Dr. Justin Georgi, assistant professor of Anatomy at Arizona’s Midwestern University, also joined the team. Dr. Georgi had been studying the movement of alligators and other reptiles for years, and offered his help with analyzing Mr. Stubbs, to see how best to fit him with a new tail.

Preparation for scanning the alligator

By using some alligator specimens of various sizes from Dr. Georgi’s lab as references, the team calculated the right size, weight and density of tail for Mr. Stubbs, one that would be balanced in proportion to the rest of his body, and evenly distributed.

Once they had these measurements, Dr. Georgi selected one of the specimens from his lab to be the model for the new tail. When it came to the actual prosthesis design, Georgi consulted with Dr. Jocofsky and the team from The CORE Institute.
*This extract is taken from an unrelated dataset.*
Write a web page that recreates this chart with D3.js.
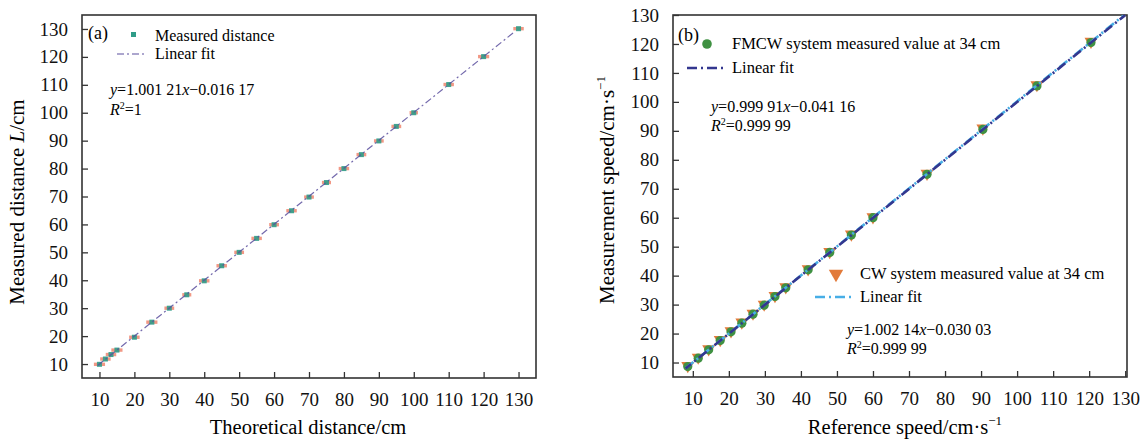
<!DOCTYPE html>
<html><head><meta charset="utf-8">
<script src="https://cdn.jsdelivr.net/npm/d3@7/dist/d3.min.js"></script>
<style>
body{margin:0;background:#fff;}
svg{display:block;font-family:"Liberation Serif","Times New Roman",serif;}
</style></head>
<body>
<svg id="c" width="1145" height="441"></svg>
<script>
// ---------- Data ----------
const ticksA = [10,20,30,40,50,60,70,80,90,100,110,120,130];
const ticksB = [10,20,30,40,50,60,70,80,90,100,110,120,130];

const theoDist = [10,11.7,13.3,15,20,25,30,35,40,45,50,55,60,65,70,75,80,85,90,95,100,110,120,130];
const measDist = [9.9,11.8,13.4,15.0,19.6,25.0,30.0,34.8,39.8,45.2,50.0,55.0,59.9,64.9,69.8,75.0,80.0,85.0,89.9,95.1,100.0,110.1,120.1,130.1];
const errDist  = [1.6,1.5,1.5,1.6,1.5,1.6,1.4,1.3,1.5,1.5,1.4,1.5,1.4,1.5,1.4,1.3,1.5,1.4,1.4,1.4,1.2,1.5,1.6,1.5];
const fitA = {slope:1.00121, intercept:-0.01617, from:9.5, to:129};

const refSpeed  = [8.6,11.5,14.4,17.6,20.6,23.6,26.7,29.8,32.8,35.8,42,48,54,60,75,90.5,105.5,120.5];
const fmcwSpeed = [8.6,11.5,14.4,17.6,20.6,23.6,26.7,29.8,32.8,35.8,42,48,54,60,75,90.5,105.5,120.5];
const cwSpeed   = [8.7,11.6,14.5,17.7,20.7,23.7,26.8,29.9,32.9,35.9,42.1,48.1,54.1,60.1,75.1,90.7,105.7,120.7];
const fitFMCW = {slope:0.99991, intercept:-0.04116, from:8, to:130};
const fitCW   = {slope:1.00214, intercept:-0.03003, from:8, to:129.5};

// ---------- Setup ----------
const svg = d3.select("#c");
const C = {
  teal:"#2f9c88", salmon:"#ef8670", purple:"#5a4f9e",
  green:"#3f9142", orange:"#e27b3b", navy:"#33378f", sky:"#47aee6", frame:"#333"
};

function panel(xs, ys, xt, yt){
  const g = svg.append("g");
  const [x0,x1] = xs.range(), [y0,y1] = ys.range();
  const ax = g.append("g").attr("transform",`translate(0,${y0})`)
    .call(d3.axisBottom(xs).tickValues(xt).tickSize(-6).tickPadding(15).tickFormat(d3.format("d")));
  const ay = g.append("g").attr("transform",`translate(${x0},0)`)
    .call(d3.axisLeft(ys).tickValues(yt).tickSize(-6).tickPadding(14).tickFormat(d3.format("d")));
  [ax,ay].forEach(a=>{
    a.select(".domain").remove();
    a.selectAll(".tick line").attr("stroke",C.frame).attr("stroke-width",1.3);
    a.selectAll(".tick text").attr("font-size",19).attr("fill","#111")
      .style("font-family","'Liberation Serif',serif");
  });
  g.append("rect").attr("x",x0).attr("y",y1).attr("width",x1-x0).attr("height",y0-y1)
    .attr("fill","none").attr("stroke",C.frame).attr("stroke-width",1.6);
  return g;
}

// ---------- Panel (a) ----------
const xA = d3.scaleLinear().domain([5,135]).range([82,536]);
const yA = d3.scaleLinear().domain([5,135]).range([378,15]);
const gA = panel(xA,yA,ticksA,ticksA);

const dA = theoDist.map((t,i)=>({x:t,y:measDist[i],e:errDist[i]}));
gA.append("g").selectAll("rect").data(dA).join("rect")
  .attr("x",d=>xA(d.x-d.e)).attr("width",d=>xA(d.x+d.e)-xA(d.x-d.e))
  .attr("y",d=>yA(d.y)-1.7).attr("height",3.4)
  .attr("fill",C.salmon).attr("opacity",0.85);
gA.append("g").selectAll("rect").data(dA).join("rect")
  .attr("x",d=>xA(d.x)-2.5).attr("y",d=>yA(d.y)-2.5).attr("width",5).attr("height",5)
  .attr("fill",C.teal).attr("opacity",0.9);
const lineA = d3.line().x(d=>xA(d)).y(d=>yA(fitA.slope*d+fitA.intercept));
gA.append("path").datum([fitA.from,fitA.to]).attr("d",lineA)
  .attr("fill","none").attr("stroke",C.purple).attr("stroke-width",1.2)
  .attr("stroke-dasharray","7,3,2,3").attr("opacity",0.85);

// legend (a)
gA.append("text").attr("x",88).attr("y",39).attr("font-size",18).text("(a)");
gA.append("rect").attr("x",131).attr("y",32).attr("width",5).attr("height",5).attr("fill",C.teal);
gA.append("text").attr("x",155).attr("y",41).attr("font-size",16).text("Measured distance");
gA.append("line").attr("x1",117).attr("x2",147).attr("y1",54).attr("y2",54)
  .attr("stroke",C.purple).attr("stroke-width",1.2).attr("stroke-dasharray","7,3,2,3");
gA.append("text").attr("x",155).attr("y",59).attr("font-size",16).text("Linear fit");
const eqA = gA.append("text").attr("x",110).attr("y",95).attr("font-size",16);
eqA.append("tspan").attr("font-style","italic").text("y");
eqA.append("tspan").text("=1.001 21");
eqA.append("tspan").attr("font-style","italic").text("x");
eqA.append("tspan").text("\u22120.016 17");
const r2A = gA.append("text").attr("x",110).attr("y",115).attr("font-size",16);
r2A.append("tspan").attr("font-style","italic").text("R");
r2A.append("tspan").attr("font-size",10).attr("dy",-6).text("2");
r2A.append("tspan").attr("dy",6).text("=1");

// axis titles (a)
svg.append("text").attr("x",308).attr("y",434).attr("text-anchor","middle").attr("font-size",20.5)
  .text("Theoretical distance/cm");
const ytA = svg.append("text").attr("transform","translate(24,202) rotate(-90)")
  .attr("text-anchor","middle").attr("font-size",21);
ytA.append("tspan").text("Measured distance ");
ytA.append("tspan").attr("font-style","italic").text("L");
ytA.append("tspan").text("/cm");

// ---------- Panel (b) ----------
const xB = d3.scaleLinear().domain([4.5,130.5]).range([673,1127]);
const yB = d3.scaleLinear().domain([5,130]).range([377,15]);
const gB = panel(xB,yB,ticksB,ticksB);

const tri = d3.symbol().type(d3.symbolTriangle).size(72);
gB.append("g").selectAll("path").data(refSpeed.map((r,i)=>({x:r,y:cwSpeed[i]}))).join("path")
  .attr("d",tri).attr("transform",d=>`translate(${xB(d.x)},${yB(d.y)-0.5}) rotate(180)`)
  .attr("fill",C.orange);
gB.append("g").selectAll("circle").data(refSpeed.map((r,i)=>({x:r,y:fmcwSpeed[i]}))).join("circle")
  .attr("cx",d=>xB(d.x)).attr("cy",d=>yB(d.y)).attr("r",4.6).attr("fill",C.green);

const lineCW = d3.line().x(d=>xB(d)).y(d=>yB(fitCW.slope*d+fitCW.intercept));
const lineFM = d3.line().x(d=>xB(d)).y(d=>yB(fitFMCW.slope*d+fitFMCW.intercept));
gB.append("path").datum([fitCW.from,fitCW.to]).attr("d",lineCW)
  .attr("fill","none").attr("stroke",C.sky).attr("stroke-width",2.6)
  .attr("stroke-dasharray","10,4,2,4");
gB.append("path").datum([fitFMCW.from,fitFMCW.to]).attr("d",lineFM)
  .attr("fill","none").attr("stroke",C.navy).attr("stroke-width",2.6)
  .attr("stroke-dasharray","10,4,2,4").attr("stroke-dashoffset",3);

// legend (b)
gB.append("text").attr("x",678).attr("y",41).attr("font-size",18).text("(b)");
gB.append("circle").attr("cx",707).attr("cy",44).attr("r",4.8).attr("fill",C.green);
gB.append("text").attr("x",732).attr("y",49).attr("font-size",16.5).text("FMCW system measured value at 34 cm");
gB.append("line").attr("x1",687).attr("x2",727).attr("y1",68).attr("y2",68)
  .attr("stroke",C.navy).attr("stroke-width",2.4).attr("stroke-dasharray","10,4,2,4");
gB.append("text").attr("x",732).attr("y",73).attr("font-size",16.5).text("Linear fit");
const eqB1 = gB.append("text").attr("x",711).attr("y",112).attr("font-size",16);
eqB1.append("tspan").attr("font-style","italic").text("y");
eqB1.append("tspan").text("=0.999 91");
eqB1.append("tspan").attr("font-style","italic").text("x");
eqB1.append("tspan").text("\u22120.041 16");
const r2B1 = gB.append("text").attr("x",711).attr("y",131).attr("font-size",16);
r2B1.append("tspan").attr("font-style","italic").text("R");
r2B1.append("tspan").attr("font-size",10).attr("dy",-6).text("2");
r2B1.append("tspan").attr("dy",6).text("=0.999 99");

gB.append("path").attr("d",d3.symbol().type(d3.symbolTriangle).size(90))
  .attr("transform","translate(836,274) rotate(180)").attr("fill",C.orange);
gB.append("text").attr("x",860).attr("y",279).attr("font-size",16.5).text("CW system measured value at 34 cm");
gB.append("line").attr("x1",815).attr("x2",855).attr("y1",297).attr("y2",297)
  .attr("stroke",C.sky).attr("stroke-width",2.4).attr("stroke-dasharray","10,4,2,4");
gB.append("text").attr("x",860).attr("y",302).attr("font-size",16.5).text("Linear fit");
const eqB2 = gB.append("text").attr("x",847).attr("y",335).attr("font-size",16);
eqB2.append("tspan").attr("font-style","italic").text("y");
eqB2.append("tspan").text("=1.002 14");
eqB2.append("tspan").attr("font-style","italic").text("x");
eqB2.append("tspan").text("\u22120.030 03");
const r2B2 = gB.append("text").attr("x",847).attr("y",354).attr("font-size",16);
r2B2.append("tspan").attr("font-style","italic").text("R");
r2B2.append("tspan").attr("font-size",10).attr("dy",-6).text("2");
r2B2.append("tspan").attr("dy",6).text("=0.999 99");

// axis titles (b)
const xtB = svg.append("text").attr("x",905).attr("y",434).attr("text-anchor","middle").attr("font-size",20.5);
xtB.append("tspan").text("Reference speed/cm\u00b7s");
xtB.append("tspan").attr("font-size",13).attr("dy",-9).text("\u22121");
const ytB = svg.append("text").attr("transform","translate(614,190) rotate(-90)")
  .attr("text-anchor","middle").attr("font-size",21);
ytB.append("tspan").text("Measurement speed/cm\u00b7s");
ytB.append("tspan").attr("font-size",13).attr("dy",-9).text("\u22121");
</script>
</body></html>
“Without his tail, Mr. Stubbs can barely swim and only walk very poorly,” Georgi said. “His terrestrial posture and gait are so poor there was a real concern about his long-term joint and bone health.”

Dr. Georgi had previously tried to make scans of an alligator’s tail using a laser 3D scanner, but the scan quality was too poor for capturing enough detail, so he teamed up with others on making a new tail for Mr. Stubbs.

Once onsite, they used an Artec Eva to make a high-resolution, 3D model of the “cast tail” of a recently deceased, similarly-sized alligator (Georgi and his team had used the same tail as a model for making earlier prostheses).

3D model of a future tail for Mr. Stubbs

Stax3D processed the resulting data in Artec Studio, modifying the 3D model, fixing a few flaws and adjusting the size and fit, so it would match perfectly with what little was remaining of Mr. Stubbs’ tail. They exported the file as an STL and from this, the 3D printed tail was made.

“We were amazed at the speed and quality of the Artec scanner compared to our initial attempt,” Dr. Georgi said.

Dr. Georgi and the team were beyond pleased with the level of control they had to view and modify the digital model. “The fine control over details of the size and shape of the tail that we achieve with the digital process gives us the chance to actually experiment with different properties so that we can understand on a more direct level how the prosthesis affects Mr. Stubbs,” he said.

After 3D printing the custom model, the researchers created a silicone cast of it, and from that, several prosthetic tails were custom made for Mr. Stubbs.

Mr. Stubbs with tail

Now, every time they strap one on him, he acts so naturally, as if it’s always been there. He doesn’t show signs of stress or discomfort while wearing it, proof that it must feel natural to him. He’s out there swimming and diving and lunging after his meals just like the rest of his cold-blooded neighbors.

As Mr. Stubbs grows larger he will need to be fitted with as many as 40 prosthetic tails, and now the team has a 3D model, making the required modifications can be done with ease.

Conclusion

In conclusion, 3D scanning technology is rapidly transforming the fields of wildlife rehabilitation and research, offering accurate, non-invasive tools for assessing injuries, modeling anatomy, and tracking. It is enhancing animal care while minimizing stress and physical handling.